Print the lines of the listing below verbatim from its first line through the line bearing "Food & non-alcoholic". Any pictures are to be omitted.

-------- DATA EXCERPT --------

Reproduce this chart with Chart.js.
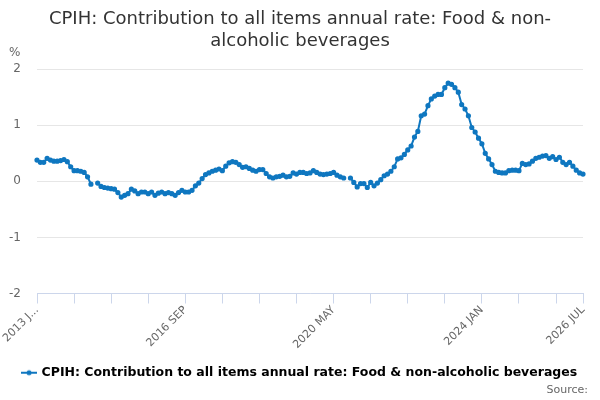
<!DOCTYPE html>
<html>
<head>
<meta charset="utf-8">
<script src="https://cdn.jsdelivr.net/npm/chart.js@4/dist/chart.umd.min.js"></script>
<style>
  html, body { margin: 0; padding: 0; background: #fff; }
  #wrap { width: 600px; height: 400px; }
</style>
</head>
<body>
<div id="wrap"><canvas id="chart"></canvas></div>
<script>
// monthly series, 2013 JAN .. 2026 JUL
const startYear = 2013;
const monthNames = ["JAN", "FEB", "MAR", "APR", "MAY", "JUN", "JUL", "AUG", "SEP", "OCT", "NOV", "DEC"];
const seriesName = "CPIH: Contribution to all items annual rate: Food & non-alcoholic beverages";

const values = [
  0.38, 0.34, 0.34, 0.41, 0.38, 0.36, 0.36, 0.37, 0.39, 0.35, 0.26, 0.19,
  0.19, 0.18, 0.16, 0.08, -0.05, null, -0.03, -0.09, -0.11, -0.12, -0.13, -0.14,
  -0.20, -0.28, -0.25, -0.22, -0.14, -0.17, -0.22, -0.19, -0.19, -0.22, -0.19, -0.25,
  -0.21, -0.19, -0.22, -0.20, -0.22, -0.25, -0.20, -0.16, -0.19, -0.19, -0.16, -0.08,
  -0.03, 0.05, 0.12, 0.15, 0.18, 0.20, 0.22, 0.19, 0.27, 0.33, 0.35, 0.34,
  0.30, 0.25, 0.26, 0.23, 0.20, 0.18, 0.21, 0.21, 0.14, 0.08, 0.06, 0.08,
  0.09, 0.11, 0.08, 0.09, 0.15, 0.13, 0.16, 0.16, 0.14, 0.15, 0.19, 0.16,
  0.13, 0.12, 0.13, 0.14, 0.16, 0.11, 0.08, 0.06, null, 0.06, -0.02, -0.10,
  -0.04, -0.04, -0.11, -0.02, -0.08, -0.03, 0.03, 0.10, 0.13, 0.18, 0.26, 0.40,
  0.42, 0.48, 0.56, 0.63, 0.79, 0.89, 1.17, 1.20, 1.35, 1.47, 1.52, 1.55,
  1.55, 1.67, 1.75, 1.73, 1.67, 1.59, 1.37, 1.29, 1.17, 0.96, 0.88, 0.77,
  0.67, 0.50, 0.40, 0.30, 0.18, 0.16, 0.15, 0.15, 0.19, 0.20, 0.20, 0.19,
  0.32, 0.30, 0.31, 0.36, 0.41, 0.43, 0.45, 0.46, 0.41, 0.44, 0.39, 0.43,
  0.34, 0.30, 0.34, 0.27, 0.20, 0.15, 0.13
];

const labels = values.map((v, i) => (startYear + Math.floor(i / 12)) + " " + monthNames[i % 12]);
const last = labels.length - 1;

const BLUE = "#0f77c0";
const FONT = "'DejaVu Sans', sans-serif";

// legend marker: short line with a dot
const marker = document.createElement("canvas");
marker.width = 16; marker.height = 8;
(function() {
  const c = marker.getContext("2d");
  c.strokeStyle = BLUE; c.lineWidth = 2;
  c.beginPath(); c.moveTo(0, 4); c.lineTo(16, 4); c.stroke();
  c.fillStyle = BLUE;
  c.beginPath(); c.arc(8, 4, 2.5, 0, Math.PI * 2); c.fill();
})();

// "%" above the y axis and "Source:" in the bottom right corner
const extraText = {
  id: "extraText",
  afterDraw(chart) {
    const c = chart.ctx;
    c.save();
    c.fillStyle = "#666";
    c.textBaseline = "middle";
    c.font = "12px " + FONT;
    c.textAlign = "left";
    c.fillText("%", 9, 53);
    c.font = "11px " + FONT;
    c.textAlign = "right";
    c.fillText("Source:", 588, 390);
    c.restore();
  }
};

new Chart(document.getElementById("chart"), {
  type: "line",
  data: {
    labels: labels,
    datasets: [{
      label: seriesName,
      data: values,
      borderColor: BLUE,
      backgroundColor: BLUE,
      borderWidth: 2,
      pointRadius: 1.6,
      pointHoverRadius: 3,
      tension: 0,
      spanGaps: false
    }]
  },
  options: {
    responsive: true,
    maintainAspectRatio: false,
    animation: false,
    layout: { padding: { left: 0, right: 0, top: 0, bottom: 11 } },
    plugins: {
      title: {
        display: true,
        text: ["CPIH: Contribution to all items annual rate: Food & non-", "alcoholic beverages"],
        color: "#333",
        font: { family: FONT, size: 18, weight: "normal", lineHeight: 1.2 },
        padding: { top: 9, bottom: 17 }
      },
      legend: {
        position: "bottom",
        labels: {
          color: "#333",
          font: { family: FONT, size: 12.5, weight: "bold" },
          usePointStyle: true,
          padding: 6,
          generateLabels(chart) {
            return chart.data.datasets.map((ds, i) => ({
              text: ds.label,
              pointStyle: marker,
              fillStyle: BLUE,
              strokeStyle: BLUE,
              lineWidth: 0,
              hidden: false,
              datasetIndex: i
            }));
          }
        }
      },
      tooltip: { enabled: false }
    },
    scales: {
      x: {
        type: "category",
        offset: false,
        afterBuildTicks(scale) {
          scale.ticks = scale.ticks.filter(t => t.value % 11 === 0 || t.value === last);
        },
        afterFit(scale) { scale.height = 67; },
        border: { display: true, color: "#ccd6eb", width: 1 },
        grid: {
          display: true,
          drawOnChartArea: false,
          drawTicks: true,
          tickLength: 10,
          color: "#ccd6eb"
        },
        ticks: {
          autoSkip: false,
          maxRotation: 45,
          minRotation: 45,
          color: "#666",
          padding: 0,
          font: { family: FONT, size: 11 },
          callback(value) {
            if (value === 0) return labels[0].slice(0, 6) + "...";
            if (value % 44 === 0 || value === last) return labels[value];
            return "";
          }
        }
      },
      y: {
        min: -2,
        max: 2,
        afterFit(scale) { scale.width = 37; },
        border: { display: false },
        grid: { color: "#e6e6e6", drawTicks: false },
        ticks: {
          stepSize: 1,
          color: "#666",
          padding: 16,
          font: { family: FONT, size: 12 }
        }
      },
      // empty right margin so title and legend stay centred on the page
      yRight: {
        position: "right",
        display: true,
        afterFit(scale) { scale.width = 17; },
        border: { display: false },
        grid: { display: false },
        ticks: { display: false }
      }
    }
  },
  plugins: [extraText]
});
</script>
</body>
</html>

--------

SOLUTION TO THIS TASK:
Reproduce this chart with Chart.js.
<!DOCTYPE html>
<html>
<head>
<meta charset="utf-8">
<script src="https://cdn.jsdelivr.net/npm/chart.js@4/dist/chart.umd.min.js"></script>
<style>
  html, body { margin: 0; padding: 0; background: #fff; }
  #wrap { width: 600px; height: 400px; }
</style>
</head>
<body>
<div id="wrap"><canvas id="chart"></canvas></div>
<script>
// monthly series, 2013 JAN .. 2026 JUL
const startYear = 2013;
const monthNames = ["JAN", "FEB", "MAR", "APR", "MAY", "JUN", "JUL", "AUG", "SEP", "OCT", "NOV", "DEC"];
const seriesName = "CPIH: Contribution to all items annual rate: Food & non-alcoholic beverages";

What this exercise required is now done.